Is there any way I can achieve this with plywood?

Thanks!

Hi, the druid pagination feature works by passing an offset token to you that you then pass in the next query.

You can do essentially the same thing in Plywood but at a higher level. The results will be produced in an incrementing time order so if you start with the query:

var LAST_TIMESTAMP = new Date(“2000-01-01T00:00:00Z”);

var ex = ply()

.apply(“wiki”,

('wiki').filter(YOUR_FILTER.and((‘time’).greaterThan(LAST_TIMESTAMP))

)

.apply(‘select’, $(‘wiki’).select(‘user’).limit(PAGE_SIZE))

and in the next query you set LAST_TIMESTAMP to the last timestamp you got and call the same query again.

There are plans to add ‘proper’ (offset based) pagination to Plywood, but nothing will ever be as efficient as the ‘last token’ pagination that is done by Druid / described above.

It should be noted that if you are trying to extract users IDs for the interval it would be much much faster to extract them as distinct values.

var ex = ply()

.apply(“wiki”,

('wiki').filter((“time”).in({

start: new Date(“2015-09-12T00:00:00Z”),

end: new Date(“2015-09-13T00:00:00Z”)

}).and($(‘channel’).is(‘en’)))

)

.apply(‘select’, $(‘wiki’).split(’$user’, ‘user’))

This will do a groupBy query and will probably be MUCH faster and will give you distinct users.

If you have more than 500k users and are not running Druid 0.9.2 (which has a new, better groupBy engine) which will fail.

If you find yourself in that situation you could add a limit:

var ex = ply()

.apply(“wiki”,

('wiki').filter((“time”).in({

start: new Date(“2015-09-12T00:00:00Z”),

end: new Date(“2015-09-13T00:00:00Z”)

}).and($(‘channel’).is(‘en’)))

)

.apply(‘select’, $(‘wiki’).split(’$user’, ‘user’).limit(10000))

And paginate it the same as in my earlier reply.

Hi Vadim.

I used the same approach that you suggested, even with the split part because I noticed that getting uniques is much faster than getting all the events.

Because the rows are above 500k users, I have to use a limit, otherwise query could timeout. I then de-duplicate the users on the app that receives the user IDs.

Luckily we use 0.9.2 version which is really fast on the group by query.

Thanks a lot for your detailed explanation it was really helpful!

Regards,

Vadim one question,

For the last example you provided:

var ex = ply()

.apply(“wiki”,

('wiki').filter((“time”).in({

start: new Date(“2015-09-12T00:00:00Z”),

end: new Date(“2015-09-13T00:00:00Z”)

}).and($(‘channel’).is(‘en’)))

)

.apply(‘select’, $(‘wiki’).split(’$user’, ‘user’).limit(10000))

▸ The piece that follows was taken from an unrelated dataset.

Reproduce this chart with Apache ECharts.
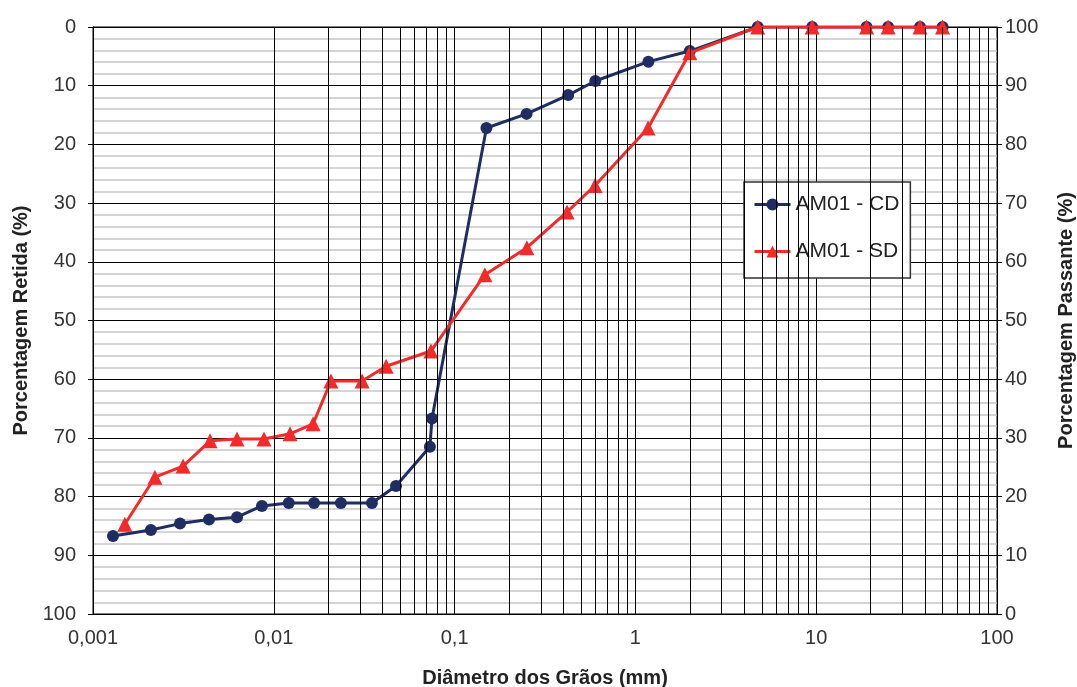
<!DOCTYPE html>
<html><head><meta charset="utf-8">
<script src="https://cdn.jsdelivr.net/npm/echarts@6/dist/echarts.min.js"></script>
<style>html,body{margin:0;padding:0;background:#fff}#c{width:1077px;height:687px}</style>
</head><body><div id="c"></div>
<script>
// AM01 - CD : diameters (mm) and percentage retained
const cdDiameter = [0.00129,0.00209,0.00303,0.00438,0.00626,0.0086,0.0121,0.0167,0.0235,0.0349,0.0474,0.073,0.075,0.15,0.25,0.425,0.6,1.18,2.0,4.75,9.5,19,25,37.5,50];
const cdRetained = [86.7,85.7,84.6,83.9,83.5,81.6,81.1,81.1,81.1,81.1,78.2,71.5,66.7,17.2,14.8,11.6,9.2,5.9,4.1,0,0,0,0,0,0];
// AM01 - SD : diameters (mm) and percentage passing
const sdDiameter = [0.0015,0.0022,0.00315,0.00444,0.00626,0.00883,0.0123,0.0165,0.0207,0.0308,0.0418,0.074,0.147,0.251,0.419,0.598,1.175,2.0,4.75,9.5,19,25,37.5,50];
const sdPassing = [15.3,23.3,25.2,29.5,29.8,29.8,30.7,32.4,39.7,39.7,42.2,44.8,57.8,62.4,68.5,73.0,82.8,95.6,100,100,100,100,100,100];
const xTickLabels = {'0.001':'0,001','0.01':'0,01','0.1':'0,1','1':'1','10':'10','100':'100'};
const decades = [0.001,0.01,0.1,1,10];
const multipliers = [2,3,4,5,6,7,8,9];

const gridX = [];
decades.forEach(d => multipliers.forEach(m => gridX.push({xAxis: +(d*m).toPrecision(3)})));

const NAVY = '#1f2d63', RED = '#f22a2a';
const FONT = 'Liberation Sans, Arial, sans-serif';
const chart = echarts.init(document.getElementById('c'));
const lab = {fontFamily:FONT, fontSize:20, color:'#333'};
const nm = {fontFamily:FONT, fontSize:20, fontWeight:'bold', color:'#222'};
chart.setOption({
  animation:false,
  backgroundColor:'#fff',
  grid:{left:93, right:80, top:27, bottom:73, outerBoundsMode:'none', containLabel:false,
        show:true, borderColor:'#000', borderWidth:1},
  legend:{
    left:744, top:182, orient:'vertical', itemGap:26, padding:[12,11,16,9],
    backgroundColor:'#fff', borderColor:'#333', borderWidth:1.5,
    itemWidth:36, itemHeight:15,
    lineStyle:{width:3},
    textStyle:{fontFamily:FONT, fontSize:21, color:'#222'},
    data:['AM01 - CD','AM01 - SD']
  },
  xAxis:{
    type:'log', logBase:10, min:0.001, max:100,
    name:'Diâmetro dos Grãos (mm)', nameLocation:'middle', nameGap:54, nameTextStyle:nm,
    axisLine:{lineStyle:{color:'#000'}},
    axisTick:{show:false},
    axisLabel:Object.assign({margin:14, formatter:v => xTickLabels[String(+v.toPrecision(1))] || String(v)}, lab),
    splitLine:{show:true, lineStyle:{color:'#000', width:1}}
  },
  yAxis:[{
    type:'value', inverse:true, min:0, max:100, interval:10,
    name:'Porcentagem Retida (%)', nameLocation:'middle', nameGap:61, nameTextStyle:nm,
    axisLine:{show:true, lineStyle:{color:'#000'}},
    axisTick:{show:true, length:5, lineStyle:{color:'#000'}},
    axisLabel:Object.assign({margin:17}, lab),
    splitLine:{show:true, lineStyle:{color:'#000', width:1}},
    minorTick:{show:false, splitNumber:5},
    minorSplitLine:{show:true, lineStyle:{color:'#c8c8c8', width:1.5}}
  },{
    type:'value', min:0, max:100, interval:10, position:'right',
    name:'Porcentagem Passante (%)', nameLocation:'middle', nameGap:59, nameTextStyle:nm,
    axisLine:{show:true, lineStyle:{color:'#000'}},
    axisTick:{show:true, length:5, lineStyle:{color:'#000'}},
    axisLabel:Object.assign({margin:8}, lab),
    splitLine:{show:false}
  }],
  series:[
    {type:'line', name:'grid', data:[], z:1, silent:true,
     markLine:{silent:true, symbol:'none', label:{show:false}, animation:false,
       lineStyle:{color:'#000', width:1, type:'solid'}, emphasis:{disabled:true}, data:gridX}},
    {type:'line', name:'AM01 - CD', yAxisIndex:0, z:3,
     data:cdDiameter.map((d,i)=>[d,cdRetained[i]]),
     symbol:'circle', symbolSize:12, color:NAVY,
     lineStyle:{color:NAVY, width:3}, itemStyle:{color:NAVY}},
    {type:'line', name:'AM01 - SD', yAxisIndex:1, z:4,
     data:sdDiameter.map((d,i)=>[d,sdPassing[i]]),
     symbol:'triangle', symbolSize:15, color:RED,
     lineStyle:{color:RED, width:3}, itemStyle:{color:RED}}
  ]
});
</script></body></html>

How do I grab de timestamp? Only the user is retrieved with that response and I can’t find the way to return the last timestamp.

Thanks!

@Frederico
Did you find an answer to your last question?

“How do I grab de timestamp? Only the user is retrieved with that response and I can’t find the way to return the last timestamp.”

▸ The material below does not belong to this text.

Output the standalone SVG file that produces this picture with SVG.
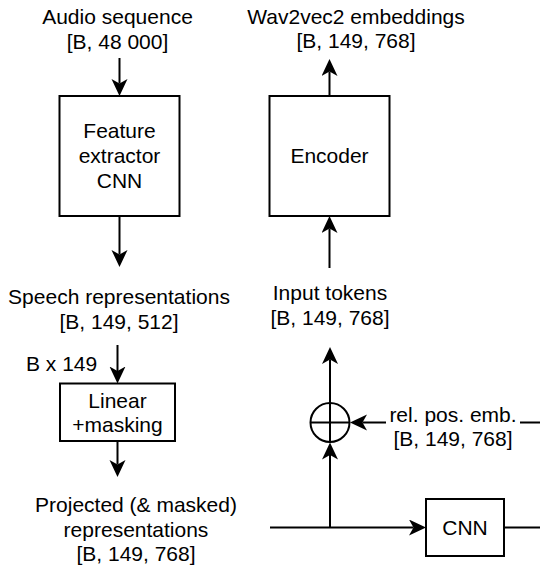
<svg xmlns="http://www.w3.org/2000/svg" width="540" height="565" viewBox="0 0 540 565">
<style>
text{font-family:"Liberation Sans",Arial,Helvetica,sans-serif;font-size:21px;fill:#000;text-anchor:middle}
.box{fill:#fff;stroke:#000;stroke-width:2}
.ln{fill:none;stroke:#000;stroke-width:2}
.ar{fill:none;stroke:#000;stroke-width:2;marker-end:url(#ah)}
</style>
<defs>
<marker id="ah" markerUnits="userSpaceOnUse" markerWidth="18" markerHeight="18" refX="4.5" refY="8" orient="auto" viewBox="0 0 18 18">
<path d="M0,0 L17,8 L0,16 L4.5,8 Z" fill="#000"/>
</marker>
</defs>
<rect width="540" height="565" fill="#fff"/>
<g id="connectors">
<line class="ar" x1="119.5" y1="58" x2="119.5" y2="83.5"/>
<line class="ar" x1="119.5" y1="216" x2="119.5" y2="254.5"/>
<line class="ar" x1="117.5" y1="345" x2="117.5" y2="371"/>
<line class="ar" x1="117.5" y1="441" x2="117.5" y2="464.5"/>
<line class="ar" x1="329.5" y1="96" x2="329.5" y2="71.5"/>
<line class="ar" x1="329.5" y1="268" x2="329.5" y2="228.5"/>
<line class="ar" x1="330" y1="403" x2="330" y2="359.5"/>
<line class="ar" x1="330" y1="527.5" x2="330" y2="455"/>
<line class="ar" x1="270" y1="527.5" x2="413.5" y2="527.5"/>
<line class="ln" x1="504" y1="527.5" x2="542" y2="527.5"/>
<line class="ar" x1="542" y1="422.5" x2="362.5" y2="422.5"/>
<g id="rel-pos-label">
<rect x="386" y="408" width="134" height="46" fill="#fff"/>
<text x="453" y="422">rel. pos. emb.</text>
<text x="453" y="446">[B, 149, 768]</text>
</g>
</g>
<g id="audio-label">
<text x="117.5" y="24">Audio sequence</text>
<text x="117.5" y="49">[B, 48 000]</text>
</g>
<g id="feature-extractor">
<rect class="box" x="59.5" y="96" width="120" height="120"/>
<text x="119.5" y="138">Feature</text>
<text x="119.5" y="163">extractor</text>
<text x="119.5" y="188">CNN</text>
</g>
<g id="speech-label">
<text x="119" y="304">Speech representations</text>
<text x="119" y="329">[B, 149, 512]</text>
</g>
<g id="bx149-label">
<text x="26" y="371" style="text-anchor:start">B x 149</text>
</g>
<g id="linear">
<rect class="box" x="60" y="383.5" width="115" height="57.5"/>
<text x="117.5" y="407.5">Linear</text>
<text x="117.5" y="431.5">+masking</text>
</g>
<g id="projected-label">
<text x="136" y="512">Projected (&amp; masked)</text>
<text x="136" y="536.5">representations</text>
<text x="136" y="561">[B, 149, 768]</text>
</g>
<g id="wav2vec-label">
<text x="356" y="23.5">Wav2vec2 embeddings</text>
<text x="356" y="47.5">[B, 149, 768]</text>
</g>
<g id="encoder">
<rect class="box" x="269.5" y="96" width="120" height="120"/>
<text x="329.5" y="163">Encoder</text>
</g>
<g id="input-label">
<text x="330" y="300">Input tokens</text>
<text x="330" y="325">[B, 149, 768]</text>
</g>
<g id="sum">
<circle class="box" cx="330" cy="422.5" r="19.5"/>
<line class="ln" x1="310.5" y1="422.5" x2="349.5" y2="422.5"/>
<line class="ln" x1="330" y1="403" x2="330" y2="442"/>
</g>
<g id="cnn">
<rect class="box" x="426" y="499" width="78" height="57"/>
<text x="465" y="535">CNN</text>
</g>
</svg>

Also my question, how would you grab the last timestamp when you split?

Thanks

Hi there xyz,

Nope, we finally did our own query parser because plywood was really hard to understand for us. I believe that Druid launched a sql-like query layer which could help you on those select queries:

http://druid.io/docs/latest/querying/sql.html

About your last question, I just googled up a little bit about “last/first” aggregators and seems that they were already implemented:

http://druid.io/docs/latest/querying/aggregations.html

But never tested them so not sure if they achieve exactly what you need.

Regards,